Erhellend einleuchtend

Dass Edgar Wolfrum sich in seiner modernen Geschichte der Bundesrepublik Deutschland ganz unverhohlen mit dieser "Geglückten Demokratie" identifiziert, stört die FR nur wenig. Dafür sei Wolfrums Darstellung einfach zu gelungen. Die Zeit findet die Einteilung in die drei Großphasen Stabilisierung, Pluralisierung und Internationalisierung überaus plausibel, das erzählerische wie theroetische Niveau angenehm hoch und die Einbeziehung auch gesellschaftlicher Umstände sehr lohnend.


Überall verlorene Söhne

Man kann über Necla Kelek sagen, was man will: Über ihre Bücher diskutieren sich die Feuilletons zuverlässig die Köpfe heiß. Diesmal beschäftigt sich Kelek mit jungen türkischen Männern, die im Gefängnis sitzen, weil sie zwischen patriarchalischer Tradition und eigenverantwortlicher Moderne jeden Halt verloren haben. Die FAZ hält "Die verlorenen Söhne" für längst überfällig, die Zeit stößt sich an den rasanten Pauschalbehauptungen, die Kelek ungeprüft fallen lasse wie andere Leute Kassenbons. Die taz gesteht Kelek immerhin zu, dass sie mit ihrer "Worst of Islam"-Auswahl den nötigen Einstellungswandel vorantreibt.

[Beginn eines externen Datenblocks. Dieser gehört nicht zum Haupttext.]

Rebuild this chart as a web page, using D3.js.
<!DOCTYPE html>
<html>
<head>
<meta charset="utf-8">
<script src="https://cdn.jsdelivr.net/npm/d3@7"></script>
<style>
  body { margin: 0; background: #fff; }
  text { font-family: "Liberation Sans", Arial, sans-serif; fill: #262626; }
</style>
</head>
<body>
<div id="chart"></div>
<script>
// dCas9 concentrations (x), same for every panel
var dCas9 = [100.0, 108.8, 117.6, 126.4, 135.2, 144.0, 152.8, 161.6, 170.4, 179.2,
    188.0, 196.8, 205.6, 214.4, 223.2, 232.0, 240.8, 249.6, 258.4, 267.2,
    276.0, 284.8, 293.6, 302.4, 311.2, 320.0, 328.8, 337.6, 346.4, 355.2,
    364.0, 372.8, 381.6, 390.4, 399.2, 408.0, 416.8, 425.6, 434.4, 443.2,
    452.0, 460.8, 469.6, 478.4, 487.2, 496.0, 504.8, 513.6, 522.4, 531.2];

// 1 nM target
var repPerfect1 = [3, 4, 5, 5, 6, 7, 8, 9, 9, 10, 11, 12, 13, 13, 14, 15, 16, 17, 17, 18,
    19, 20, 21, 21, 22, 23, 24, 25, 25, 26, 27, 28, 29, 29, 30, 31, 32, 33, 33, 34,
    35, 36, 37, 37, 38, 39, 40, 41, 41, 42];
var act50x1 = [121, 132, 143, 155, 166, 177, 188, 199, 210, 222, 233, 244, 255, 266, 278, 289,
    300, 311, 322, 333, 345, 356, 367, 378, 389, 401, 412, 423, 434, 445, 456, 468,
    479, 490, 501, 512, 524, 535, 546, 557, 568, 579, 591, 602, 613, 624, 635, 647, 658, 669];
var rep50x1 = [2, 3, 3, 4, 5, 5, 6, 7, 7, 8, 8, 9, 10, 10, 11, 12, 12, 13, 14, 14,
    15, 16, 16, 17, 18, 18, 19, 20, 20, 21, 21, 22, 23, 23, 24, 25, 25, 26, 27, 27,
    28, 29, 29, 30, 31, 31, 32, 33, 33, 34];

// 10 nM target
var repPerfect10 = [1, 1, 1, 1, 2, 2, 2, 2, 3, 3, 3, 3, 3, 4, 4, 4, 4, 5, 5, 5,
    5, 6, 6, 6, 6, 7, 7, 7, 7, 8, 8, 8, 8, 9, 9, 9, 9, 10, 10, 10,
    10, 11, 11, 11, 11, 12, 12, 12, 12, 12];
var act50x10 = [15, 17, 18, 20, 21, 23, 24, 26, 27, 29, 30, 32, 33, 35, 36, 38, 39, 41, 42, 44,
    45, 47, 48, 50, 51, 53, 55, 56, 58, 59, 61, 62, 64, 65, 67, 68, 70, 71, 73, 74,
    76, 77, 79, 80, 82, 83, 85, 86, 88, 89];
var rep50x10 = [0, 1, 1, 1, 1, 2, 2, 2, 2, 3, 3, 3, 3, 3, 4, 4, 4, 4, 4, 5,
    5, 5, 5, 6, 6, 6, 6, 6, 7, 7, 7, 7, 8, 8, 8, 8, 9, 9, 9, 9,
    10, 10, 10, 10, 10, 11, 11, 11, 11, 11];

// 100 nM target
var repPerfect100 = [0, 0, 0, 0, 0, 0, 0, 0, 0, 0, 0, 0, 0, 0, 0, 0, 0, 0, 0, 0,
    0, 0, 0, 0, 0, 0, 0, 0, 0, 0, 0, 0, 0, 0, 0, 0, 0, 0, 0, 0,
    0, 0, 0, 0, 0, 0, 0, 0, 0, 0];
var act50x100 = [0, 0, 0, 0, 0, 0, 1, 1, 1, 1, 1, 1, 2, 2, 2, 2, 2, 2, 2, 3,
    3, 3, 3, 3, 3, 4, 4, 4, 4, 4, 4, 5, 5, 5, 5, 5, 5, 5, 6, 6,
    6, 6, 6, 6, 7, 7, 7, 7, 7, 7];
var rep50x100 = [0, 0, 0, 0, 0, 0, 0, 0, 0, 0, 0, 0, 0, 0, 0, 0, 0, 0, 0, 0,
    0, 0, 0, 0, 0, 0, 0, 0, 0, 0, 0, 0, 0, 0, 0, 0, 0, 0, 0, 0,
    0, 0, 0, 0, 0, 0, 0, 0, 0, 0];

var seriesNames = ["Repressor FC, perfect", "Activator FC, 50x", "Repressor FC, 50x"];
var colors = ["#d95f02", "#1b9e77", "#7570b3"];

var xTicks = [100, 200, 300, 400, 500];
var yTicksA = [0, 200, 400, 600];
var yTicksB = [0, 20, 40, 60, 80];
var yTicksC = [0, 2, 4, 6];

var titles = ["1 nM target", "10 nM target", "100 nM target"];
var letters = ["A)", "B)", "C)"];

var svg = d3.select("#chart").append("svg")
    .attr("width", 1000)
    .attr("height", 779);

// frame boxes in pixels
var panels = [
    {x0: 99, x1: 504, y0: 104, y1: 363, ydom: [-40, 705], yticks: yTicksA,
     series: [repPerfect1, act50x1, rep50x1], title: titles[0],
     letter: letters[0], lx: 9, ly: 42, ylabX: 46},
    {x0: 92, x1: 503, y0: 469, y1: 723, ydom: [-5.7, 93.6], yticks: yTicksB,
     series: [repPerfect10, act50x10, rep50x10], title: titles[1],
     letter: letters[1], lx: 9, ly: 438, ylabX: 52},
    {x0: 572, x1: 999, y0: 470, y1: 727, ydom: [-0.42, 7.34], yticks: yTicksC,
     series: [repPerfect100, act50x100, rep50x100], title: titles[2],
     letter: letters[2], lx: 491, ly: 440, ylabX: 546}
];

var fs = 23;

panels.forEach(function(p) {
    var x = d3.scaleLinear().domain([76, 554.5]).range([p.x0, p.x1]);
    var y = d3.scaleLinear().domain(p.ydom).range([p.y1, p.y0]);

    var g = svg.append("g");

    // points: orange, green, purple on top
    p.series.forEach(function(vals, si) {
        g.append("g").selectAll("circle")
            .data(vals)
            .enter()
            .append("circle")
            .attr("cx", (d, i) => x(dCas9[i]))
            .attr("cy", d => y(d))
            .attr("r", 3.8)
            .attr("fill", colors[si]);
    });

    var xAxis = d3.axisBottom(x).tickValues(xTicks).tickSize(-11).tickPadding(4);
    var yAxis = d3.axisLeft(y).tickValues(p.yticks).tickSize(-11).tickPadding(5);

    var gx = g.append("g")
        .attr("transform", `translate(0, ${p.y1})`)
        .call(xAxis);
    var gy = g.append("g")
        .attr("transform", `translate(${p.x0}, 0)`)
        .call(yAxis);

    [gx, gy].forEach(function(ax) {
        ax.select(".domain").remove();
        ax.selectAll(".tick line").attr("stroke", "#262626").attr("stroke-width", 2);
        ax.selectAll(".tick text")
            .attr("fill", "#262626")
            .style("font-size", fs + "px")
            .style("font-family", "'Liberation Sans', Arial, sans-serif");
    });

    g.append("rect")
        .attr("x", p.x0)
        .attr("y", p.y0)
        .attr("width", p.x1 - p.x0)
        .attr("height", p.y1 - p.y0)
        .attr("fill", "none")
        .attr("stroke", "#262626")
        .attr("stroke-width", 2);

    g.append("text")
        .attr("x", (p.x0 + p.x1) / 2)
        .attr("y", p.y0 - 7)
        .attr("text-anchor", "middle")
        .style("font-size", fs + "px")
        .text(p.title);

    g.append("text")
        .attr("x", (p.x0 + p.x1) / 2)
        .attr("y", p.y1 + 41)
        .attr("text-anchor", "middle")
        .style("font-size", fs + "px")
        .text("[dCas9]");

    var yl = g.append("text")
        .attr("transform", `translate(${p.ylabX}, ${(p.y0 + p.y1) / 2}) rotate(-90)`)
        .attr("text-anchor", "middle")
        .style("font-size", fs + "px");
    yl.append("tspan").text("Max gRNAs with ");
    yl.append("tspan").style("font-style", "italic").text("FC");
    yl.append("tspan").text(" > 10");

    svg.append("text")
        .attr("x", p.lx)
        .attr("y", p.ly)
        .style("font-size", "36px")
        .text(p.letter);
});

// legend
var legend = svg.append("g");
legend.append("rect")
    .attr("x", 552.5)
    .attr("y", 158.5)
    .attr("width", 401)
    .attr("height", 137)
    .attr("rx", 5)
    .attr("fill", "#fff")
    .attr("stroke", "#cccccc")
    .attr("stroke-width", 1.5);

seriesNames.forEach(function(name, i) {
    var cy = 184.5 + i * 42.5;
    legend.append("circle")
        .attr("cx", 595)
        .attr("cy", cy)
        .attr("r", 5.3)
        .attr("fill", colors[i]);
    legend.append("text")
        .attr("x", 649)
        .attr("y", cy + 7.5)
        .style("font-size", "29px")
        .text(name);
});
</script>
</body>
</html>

Schlaffe Körper, straffer Marmor

So feinsinnig wie der Restaurator Antonio Forcellino mit seinen Skultpturen umgeht, behandelt er "Michelangelo" auch in seinem Buch. "So klar hat schon lange niemand mehr erklärt, worin Genie besteht", versichert die Zeit, die es besonders freut, dass endlich nicht Michelangelos vermutete Homosexualität, sondern seine Werke im Mittelpunkt stehen. Jedes wird einige Seiten lang vorgestellt, die bahnbrechenden Methoden Michelangelos wie die ätherischen Lasuren erklärt, um dann auf die einzigartige Komposition zu sprechen zu kommen, die schlaffe menschliche Körper in etwas Wunderbares verwandelt, in "Chiffren des Schmerzes, der Liebe, des Willens".